Mutual Consideration Necessary for a Contract Modification
Now consider a different area of contract law: the need for mutual consideration in order to modify a contract. That law tells us that even if I agree to a substantial change to my contract that benefits the employer (such as a big pay cut), that modification is not legally enforceable unless I have received new or ‘fresh’ consideration. There are loads of cases that stand for this proposition. Consider for example Francis v. CIBC, where the employee signed a written amendment to the contract that reduced the period of notice required to terminate her from “reasonable notice” to 3 months’ notice. A decade later, when she was fired, the court ruled that amendment was not enforceable since the employee had not received any new benefit at the time. In other words, signing an amendment and continuing to work under a modified contract does not fix the fatal deficiency of a lack of fresh consideration.
So my employer cuts my pay by 25%, but since I need a job, the job market is tight, and I have a family to feed, I keep working. What real choice do I have. But I’m pissed off. If I clearly voice my objection to the change, it is difficult to see how I can be found to have agreed to it. And indeed in cases like Wronko v. Western Inventory and the classic Hill v. Peter Gorman Ltd (1957, OCA) we all read in law school, the courts said that an employee who clearly rejects a change to an employment contract can later insist on the original terms, even if he remains in employment.
In Wronko, the court said, “the mere continuance by an employee in employment does not amount in law to an acceptance by an employee of a unilateral variation of his contract by his employer.” Correct. Normally, then, an employee who continues to work after a fundamental change to their contract imposed by the employer may be found to be barred from later quitting and bringing a constructive dismissal lawsuit, because they will have condoned the breach. However, the fact that they have waived their right to bring a constructive dismissal lawsuit does not mean they cannot still sue for breach of contract if the employer unilaterally cuts their pay without their agreement. Condonation is not a bar to a common breach of contract lawsuit.
But what if I do not loudly voice my disagreement to the employer’s unilateral cut to my pay. I just stay quiet because I fear that if I raise a fuss, the employer might just fire me, and I need a job. Say a year passes during which I’ve been receiving 25 percent less than what I was making under the original contract. In constructive dismissal law, I may be found to have condoned the breach and forfeited my right to quit and sue for constructive dismissal. However, I still received no fresh consideration in exchange for having my pay cut by a 25%. This was just a one-sided modification that benefited only the employer. So does my silence correct the problem of lack of consideration?

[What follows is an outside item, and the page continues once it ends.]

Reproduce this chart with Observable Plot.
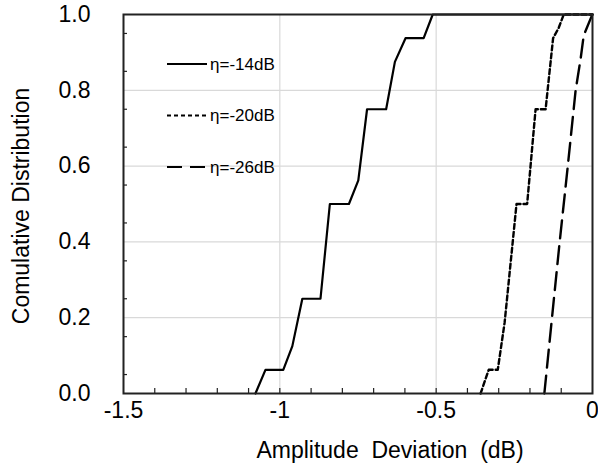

It is difficult to find discussion of this question in the case law. In none of the condonation cases I’ve read does the court address the question of lack of consideration flowing to the employee in the original unilateral amendment to the contract by the employer. That makes some sense, since at that point the employee is seeking damages for constructive dismissal so that action is pleaded in that way. However, an employee who quits in response to a unilateral cut to compensation could plead constructive dismissal and, in the alternative or in addition, breach of contract (since the change was made without new consideration). The damages being sought in the two claims are different: in the constructive dismissal action, the employee is seeking damages for loss during the period of notice that should have been given, whereas in the breach of contract action, the employee is seeking damages for the loss of pay suffered during the period the employee worked while the contract subsisted. An employee might lose the constructive dismissal claim because they have condoned the breach and therefore are out of time to bring that action, and yet still have a valid claim for loss suffered while the contract persisted.
Waiver or Promissory Estoppel?
However, even this much is not clear. In cases like Wronko and Hill the court emphasizes that the employee consistently voiced their disagreement to the unilateral change throughout the remainder of the contract. This might suggest that an employee who just quietly seethes in response to the unilateral pay cut may someone lose their right to bring either claim, even though the pay cut came without fresh consideration. Seems to me the only basis for such a conclusion would be through the application of some form of waiver or promissory estoppel doctrine. In other words, the argument would be that the employee represented to the employer that it would not later insist on being paid according to the original contract and therefore has waived his right to sue for damages arising from the unilateral pay cut. The ‘representation’ would come in the form of silence, non-verbal objection to the fundamental breach of the contract by the employer. The employer made an argument like this in a case called Grimes v. Alberta (1997, Alta QB), but it was rejected on the facts in that case.
I have my doubts whether waiver or promissory estoppel could properly be applied to block an employee from seeking to enforce a compensation clause unilaterally amended to the benefit of the employer without fresh consideration. The vulnerability of the employee in such circumstances comes into play. However, if any of you employment law experts have thoughts on this, or know of case law that directly explores these issues, please pass them along.
My apologies to non-employment/contract law nerds.